**Your task:**
Select the lines below containing the word "this".

**Dataset records:**
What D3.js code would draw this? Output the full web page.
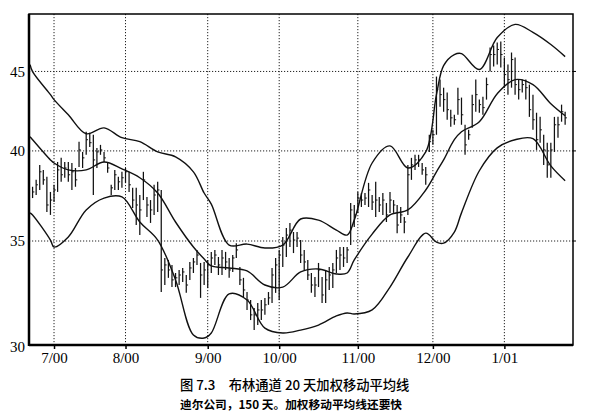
<!DOCTYPE html>
<html><head><meta charset="utf-8">
<script src="https://cdn.jsdelivr.net/npm/d3@7/dist/d3.min.js"></script>
<style>body{margin:0;background:#fff}svg{display:block}</style>
</head><body><svg id="c" width="590" height="415"></svg>
<script>
// --- data (Dell, 150 trading days, log price scale) ---
const monthLabels = ["7/00","8/00","9/00","10/00","11/00","12/00","1/01"];
const monthStartIdx = [6,26,49,69,91,112,132];
const yTicks = [30,35,40,45];
const highs = [37.93,38.32,39.18,38.89,38.50,37.64,38.04,39.35,39.59,39.35,39.35,39.29,39.0,40.55,39.94,41.15,41.09,40.97,40.18,40.36,
39.94,39.35,38.04,38.89,38.50,38.78,39.0,38.78,37.87,37.87,37.47,38.78,37.36,37.19,38.04,38.21,37.75,34.13,34.03,33.78,
33.38,33.53,33.63,33.28,33.93,34.13,34.54,33.88,33.93,34.03,34.44,34.54,34.18,34.54,34.44,34.13,34.28,34.89,33.68,33.14,
32.45,32.07,31.69,31.93,32.07,32.17,32.45,33.63,34.13,34.54,35.21,35.68,35.95,35.47,35.47,35.05,34.54,34.03,33.38,33.18,
33.88,33.18,33.53,33.68,33.88,34.54,34.69,34.69,34.69,37.03,36.92,37.64,37.58,37.58,38.15,37.47,38.21,37.36,37.58,37.03,
37.64,37.19,36.92,36.81,36.27,39.18,39.59,39.77,39.77,39.29,39.06,40.97,41.27,44.66,44.46,43.93,43.61,42.52,42.20,43.93,
43.29,41.58,41.27,43.48,44.46,43.16,43.35,44.59,46.63,46.76,46.97,47.04,45.94,45.46,46.28,45.94,44.46,44.46,44.46,44.13,
43.48,42.33,42.07,40.97,40.49,40.49,42.07,42.07,42.84,42.39];
const lows = [37.30,37.47,37.75,38.04,36.54,36.38,37.08,37.64,38.21,38.44,38.21,37.75,37.93,39.06,39.0,39.77,40.24,37.47,39.0,39.77,
39.35,38.72,37.47,37.75,37.75,37.87,38.15,37.64,36.76,35.84,35.31,37.19,36.27,35.95,36.38,36.54,32.45,32.79,33.14,32.69,
32.69,32.79,32.94,32.41,33.04,33.38,33.78,32.17,32.79,32.65,33.38,33.78,33.28,33.28,33.53,33.14,33.43,34.13,32.79,32.21,
31.60,31.13,30.67,30.90,31.13,31.37,31.84,31.93,32.41,32.07,33.68,34.18,34.69,34.38,34.69,33.88,33.53,33.04,32.41,32.21,
32.69,31.93,31.93,32.55,32.65,33.38,33.53,33.68,33.88,34.79,35.73,36.49,36.81,36.92,36.81,36.65,36.27,36.54,36.38,36.0,
36.49,36.49,35.41,35.95,35.41,36.38,38.32,38.89,39.06,38.61,38.04,39.94,40.36,40.97,42.71,42.39,41.89,41.46,41.58,42.20,
41.58,39.77,40.67,41.39,42.39,42.33,42.20,43.16,45.0,45.33,45.46,45.26,43.93,43.48,43.93,43.48,43.16,43.61,43.16,42.07,
41.27,40.06,40.49,39.18,38.44,38.44,39.94,40.79,41.77,41.58];
const closes = [37.64,38.04,38.78,38.32,36.92,37.19,37.75,38.89,38.61,39.0,38.61,38.78,38.32,40.06,39.59,40.67,40.49,39.47,39.94,40.06,
39.59,39.0,37.87,38.61,38.21,38.44,38.78,38.04,37.19,36.92,36.65,38.32,36.92,36.65,37.47,37.75,33.53,33.78,33.53,33.04,
33.14,33.28,33.43,32.79,33.63,33.93,34.28,33.28,33.53,33.78,34.13,34.28,33.78,34.13,33.93,33.53,34.13,34.54,33.04,32.55,
32.07,31.37,31.37,31.60,31.60,31.84,32.17,33.28,33.78,34.28,34.79,35.31,35.57,35.05,35.15,34.28,33.93,33.28,32.79,32.79,
33.53,32.31,33.04,33.28,33.53,34.13,34.28,34.13,34.54,36.65,36.38,37.30,37.19,37.30,37.75,37.08,37.19,36.92,37.19,36.38,
37.19,36.92,35.84,36.38,36.0,38.61,39.18,39.47,39.47,38.89,38.61,40.55,40.97,43.80,43.48,43.16,42.52,42.01,41.89,43.16,
42.20,40.36,40.97,42.84,43.48,42.84,42.65,44.13,46.14,46.14,46.49,46.14,44.79,44.46,45.80,44.13,43.80,44.13,43.93,42.52,
41.89,40.67,41.27,40.06,39.18,40.06,41.58,41.58,42.39,42.01];
// Bollinger band samples (20-day weighted MA and bands)
const bandIdx = [-0.7,0,5,6,10,15,20,25,30,35,40,45,48,50,55,60,65,70,75,80,85,88,90,95,100,105,110,113,115,118,120,125,130,135,140,145,149];
const upperBand = [45.46,44.99,43.48,43.16,42.20,41.03,41.39,40.79,40.55,39.94,39.65,38.78,37.58,36.97,34.79,34.84,34.64,34.79,36.16,36.10,35.57,35.31,36.10,39.29,40.30,39.0,39.94,43.48,45.39,46.14,46.21,45.13,47.32,48.25,47.68,46.83,46.0];
const midBand = [40.85,40.67,39.47,39.29,38.89,38.89,39.35,38.95,38.44,37.58,36.0,34.69,34.08,33.73,33.63,33.48,32.79,32.69,33.43,33.58,33.33,33.38,34.03,35.36,36.38,36.65,37.75,38.78,39.47,40.67,41.15,41.77,43.54,44.46,44.13,42.90,42.14];
const lowerBand = [36.49,36.38,35.05,34.69,35.21,36.65,37.30,37.36,36.0,35.05,33.04,30.45,30.31,30.54,32.36,32.07,30.76,30.54,30.67,30.90,31.32,31.46,31.41,31.60,32.69,34.18,35.41,34.94,34.89,35.47,36.49,38.84,40.18,40.67,40.73,39.12,38.27];
const caption1 = "图 7.3\u3000布林通道 20 天加权移动平均线";
const caption2 = "迪尔公司，150 天。加权移动平均线还要快";

// --- drawing ---
const svg = d3.select("#c");
const L=29, R=573, T=14, B=345;
const x = d3.scaleLinear().domain([-1, 151.2]).range([L, R]);
const y = d3.scaleLog().domain([30, 49]).range([B, T]);

const g = svg.append("g");
// grid
g.selectAll("line.hg").data(yTicks.filter(v=>v>30)).join("line")
  .attr("x1",L).attr("x2",R).attr("y1",d=>y(d)).attr("y2",d=>y(d))
  .attr("stroke","#222").attr("stroke-width",1).attr("stroke-dasharray","1.2,1.8");
g.selectAll("line.vg").data(monthStartIdx).join("line")
  .attr("x1",d=>x(d)).attr("x2",d=>x(d)).attr("y1",T).attr("y2",B)
  .attr("stroke","#222").attr("stroke-width",1).attr("stroke-dasharray","1.2,1.8");

// axes via d3
const xAxis = d3.axisBottom(x).tickValues(monthStartIdx).tickFormat((d,i)=>monthLabels[i]).tickSize(4).tickPadding(3);
const ax = svg.append("g").attr("transform",`translate(0,${B})`).call(xAxis);
ax.select(".domain").remove();
ax.selectAll("line").attr("stroke","#000").attr("stroke-width",1.5);
ax.selectAll("text").attr("font-family","Liberation Serif, serif").attr("font-size",15).attr("fill","#000");

const yAxis = d3.axisLeft(y).tickValues(yTicks).tickFormat(d3.format("d")).tickSize(0).tickPadding(4);
const ay = svg.append("g").attr("transform",`translate(${L},0)`).call(yAxis);
ay.select(".domain").remove();
ay.selectAll("text").attr("font-family","Liberation Serif, serif").attr("font-size",15).attr("fill","#000");
ay.selectAll(".tick").filter(d=>d===30).select("text").attr("dy","0.45em");

// right-side short ticks
g.selectAll("line.rt").data(yTicks.filter(v=>v>30)).join("line")
  .attr("x1",R).attr("x2",R+3).attr("y1",d=>y(d)).attr("y2",d=>y(d)).attr("stroke","#000").attr("stroke-width",1);

// bars
const bars = svg.append("g").attr("stroke","#111").attr("stroke-width",1.25);
bars.selectAll("line.hl").data(highs).join("line")
  .attr("x1",(d,i)=>x(i)).attr("x2",(d,i)=>x(i))
  .attr("y1",d=>y(d)).attr("y2",(d,i)=>y(lows[i]));
bars.selectAll("line.cl").data(closes).join("line")
  .attr("x1",(d,i)=>x(i)).attr("x2",(d,i)=>x(i)+1.8)
  .attr("y1",d=>y(d)).attr("y2",d=>y(d)).attr("stroke-width",1);

// bands
const line = d3.line().x(d=>x(d[0])).y(d=>y(d[1])).curve(d3.curveCatmullRom.alpha(0.5));
[upperBand, midBand, lowerBand].forEach(arr=>{
  svg.append("path").datum(bandIdx.map((k,j)=>[k,arr[j]]))
    .attr("d",line).attr("fill","none").attr("stroke","#111").attr("stroke-width",1.4);
});

// frame
svg.append("rect").attr("x",L).attr("y",T).attr("width",R-L).attr("height",B-T)
  .attr("fill","none").attr("stroke","#000").attr("stroke-width",1.5);
svg.append("line").attr("x1",L).attr("x2",L).attr("y1",T).attr("y2",B+1).attr("stroke","#000").attr("stroke-width",2.5);
svg.append("line").attr("x1",L).attr("x2",R).attr("y1",B).attr("y2",B).attr("stroke","#000").attr("stroke-width",2.5);

// caption
svg.append("text").attr("x",180).attr("y",390).text(caption1)
  .attr("font-family","Noto Sans CJK SC").attr("font-size",13.3).attr("font-weight",500).attr("fill","#000");
svg.append("text").attr("x",180).attr("y",409).text(caption2)
  .attr("font-family","Noto Sans CJK SC").attr("font-size",11.7).attr("font-weight",700).attr("fill","#000");
</script></body></html>
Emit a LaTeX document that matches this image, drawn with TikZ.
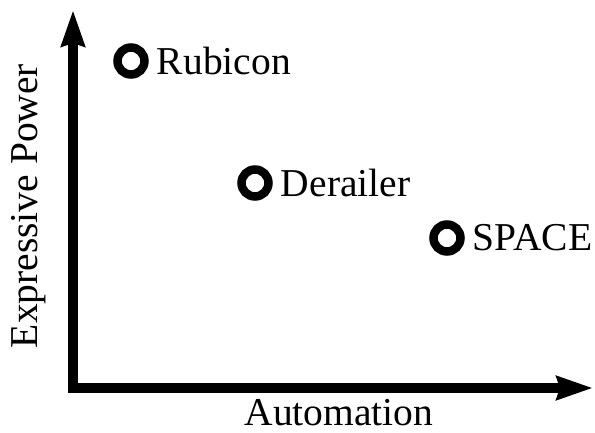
\documentclass[tikz,border=0pt]{standalone}
\usepackage{fontspec}
\setmainfont{Liberation Serif}
\usetikzlibrary{arrows.meta,positioning}
\tikzset{
  axis/.style ={line width=9.5pt,line join=miter,
                {Stealth[length=36pt,width=23pt,inset=3pt]}-{Stealth[length=36pt,width=23pt,inset=3pt]}},
  dot/.style  ={circle,draw,line width=8.5pt,minimum size=27pt,inner sep=0pt},
  lbl/.style  ={font=\fontsize{39.5}{44}\selectfont,inner sep=0pt},
}

\begin{document}
\begin{tikzpicture}[x=1pt,y=-1pt]
  \useasboundingbox (0,0) rectangle (595,433);
  % axes: one path, so the corner stays square
  \coordinate (ytop) at (73,10);
  \coordinate (xend) at (593,388);
  \draw[axis] (ytop) |- (xend);
  \node[lbl,rotate=90] (ylab) at (29,206) {Expressive Power};
  \node[lbl] (xlab) at (339,413) {Automation};
  % tools
  \node[dot] (rub) at (131,61) {};
  \node[dot] (der) at (255,183) {};
  \node[dot] (spc) at (447,238) {};
  \node[lbl,right=8pt of rub] {Rubicon};
  \node[lbl,right=8pt of der] {Derailer};
  \node[lbl,right=8pt of spc] {SPACE};
\end{tikzpicture}
\end{document}
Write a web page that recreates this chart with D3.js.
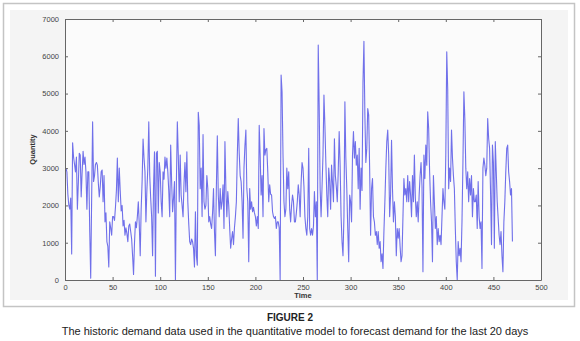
<!DOCTYPE html>
<html><head><meta charset="utf-8">
<script src="https://cdn.jsdelivr.net/npm/d3@7"></script>
<style>body{margin:0;background:#fff;}svg{display:block;font-family:"Liberation Sans",Arial,sans-serif;}</style>
</head><body>
<svg id="c" width="580" height="341"></svg>
<script>
const demand = [
3000,2900,2300,2000,1900,2200,700,3680,3300,3100,
2900,3300,1900,2600,3400,3350,2230,2900,3450,3100,
3300,2900,1900,2900,2900,1300,50,2200,4240,2640,
2800,3100,3150,3080,2600,2230,2500,2900,2950,2100,
2800,1560,1800,1030,900,350,1560,1400,1200,1700,
1700,1600,1950,2400,3270,2100,3000,2400,1850,2000,
1450,1600,1200,1400,1250,1030,1450,1500,1300,1100,
650,150,1000,1560,1400,1700,2100,1500,650,1900,
2640,3780,3270,2900,1560,2400,3000,4240,2800,2200,
1700,650,2500,3440,100,3400,3450,1800,3150,2900,
2100,1700,2900,2700,3300,3000,3270,2900,2400,1700,
3620,2640,1830,2200,2640,0,2600,4240,3350,2100,
3350,2280,2000,1700,2600,3150,2370,3440,2100,1500,
1030,950,1100,1030,850,350,1830,650,400,4500,
4150,2450,3000,1700,3900,2100,1900,2000,2800,2450,
1560,1700,1500,1380,1800,2450,1300,650,2500,3870,
2280,1700,2450,1900,2100,2550,1380,3710,2450,1700,
2370,2000,1380,850,1100,1300,950,1400,1700,2100,
3350,4330,3400,2800,2640,2100,1120,3000,3600,4020,
2450,2100,490,2450,1900,2100,1830,1950,1800,1700,
1450,1700,1380,4150,3350,2280,2800,1700,4060,3350,
3500,3530,2900,2100,2550,2300,2280,1830,1700,1650,
1700,1380,1560,1560,1400,0,5500,5050,3350,2100,
1700,1900,3000,2450,2900,1900,1560,2000,2280,2100,
1560,1560,1800,2100,2550,2280,1700,2600,3150,3000,
2500,1700,1380,1200,1700,3530,1380,1200,1380,1200,
1450,2370,1700,2100,0,6300,4690,2450,1700,2500,
3350,4960,4150,3150,2280,1700,3000,2640,1900,3080,
2600,2100,3790,2800,2500,2100,2900,3980,3080,1700,
1030,650,1700,4780,3270,2450,1380,490,2280,2100,
1560,3350,3980,3270,3710,3080,3350,2450,3530,1900,
3000,2400,5300,6400,4420,3150,3530,4600,4420,3000,
1200,2450,2720,1700,1560,1200,1300,950,1300,850,
1030,490,700,310,1300,2100,3000,3710,4020,3350,
1700,2280,3750,2450,1560,2100,1700,650,1380,1120,
1380,900,490,650,1700,2720,2280,2450,2100,2800,
2100,2640,2280,1700,2800,2100,3350,2200,1700,2100,
1560,2280,2800,3150,2500,220,3350,2720,3620,3080,
4510,4060,2900,2100,1560,490,2800,2100,1380,1700,
950,1380,1030,1200,950,1700,2450,2100,1900,3350,
6120,5130,2450,3000,2640,4020,3270,2800,2450,1380,
490,0,1030,650,850,490,1560,3150,5050,4330,
3000,2450,2900,2100,2720,2280,2800,1700,2450,2100,
2100,2280,1380,2640,1700,1380,1560,310,3000,3270,
3080,2800,3000,4330,3800,3530,2370,950,3620,3150,
850,3710,2900,2100,1650,1200,950,1300,650,220,
1560,2100,2900,3530,3620,2900,2640,2280,2450,1030
];
const xTicks = [0,50,100,150,200,250,300,350,400,450,500];
const yTicks = [0,1000,2000,3000,4000,5000,6000,7000];
const xLabel = "Time";
const yLabel = "Quantity";
const figTitle = "FIGURE 2";
const caption = "The historic demand data used in the quantitative model to forecast demand for the last 20 days";

const svg = d3.select("#c");
svg.append("rect").attr("x",3.5).attr("y",3.5).attr("width",571).attr("height",303)
  .attr("fill","#ffffff").attr("stroke","#c4c4c4").attr("stroke-width",1.5);
svg.append("rect").attr("x",10).attr("y",10).attr("width",558).attr("height",290).attr("fill","#f4f4f4");

const L=65,R=541,T=19,B=280;
const x = d3.scaleLinear().domain([0,500]).range([L,R]);
const y = d3.scaleLinear().domain([0,7000]).range([B,T]);

svg.append("rect").attr("x",L).attr("y",T).attr("width",R-L).attr("height",B-T).attr("fill","#fbfbfb");

const line = d3.line().x((d,i)=>x(i+1)).y(d=>y(d));
svg.append("path").datum(demand).attr("d",line).attr("fill","none")
  .attr("stroke","#3535e2").attr("stroke-width",1.1).attr("stroke-opacity",0.7).attr("stroke-linejoin","round");

const axCol="#666";
function styleAxis(g){
  g.select(".domain").attr("stroke",axCol);
  g.selectAll(".tick line").attr("stroke",axCol);
  g.selectAll(".tick text").attr("fill","#444").style("font-size","7.5px").style("font-family","'Liberation Sans',Arial,sans-serif");
}
const gx = svg.append("g").attr("transform",`translate(0,${B})`)
  .call(d3.axisBottom(x).tickValues(xTicks).tickSize(-3).tickPadding(5).tickSizeOuter(0).tickFormat(d3.format("d")));
styleAxis(gx);
const gxt = svg.append("g").attr("transform",`translate(0,${T})`)
  .call(d3.axisTop(x).tickValues(xTicks).tickSize(-3).tickSizeOuter(0).tickFormat(""));
styleAxis(gxt);
const gy = svg.append("g").attr("transform",`translate(${L},0)`)
  .call(d3.axisLeft(y).tickValues(yTicks).tickSize(-3).tickPadding(6).tickSizeOuter(0).tickFormat(d3.format("d")));
styleAxis(gy);
const gyr = svg.append("g").attr("transform",`translate(${R},0)`)
  .call(d3.axisRight(y).tickValues(yTicks).tickSize(-3).tickSizeOuter(0).tickFormat(""));
styleAxis(gyr);

svg.append("text").attr("x",(L+R)/2).attr("y",298).attr("text-anchor","middle")
  .style("font-size","7.5px").style("font-weight","bold").attr("fill","#333").text(xLabel);
svg.append("text").attr("transform",`translate(35,${(T+B)/2}) rotate(-90)`).attr("text-anchor","middle")
  .style("font-size","7.5px").style("font-weight","bold").attr("fill","#333").text(yLabel);

svg.append("text").attr("x",290).attr("y",321).attr("text-anchor","middle")
  .style("font-size","10px").style("font-weight","bold").attr("fill","#222").text(figTitle);
svg.append("text").attr("x",295).attr("y",335).attr("text-anchor","middle")
  .style("font-size","11px").attr("fill","#222").text(caption);
</script>
</body></html>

**The reply:**
What D3.js code would draw this? Output the full web page.
Emit a LaTeX document that matches this image, drawn with TikZ.
Write a web page that recreates this chart with D3.js.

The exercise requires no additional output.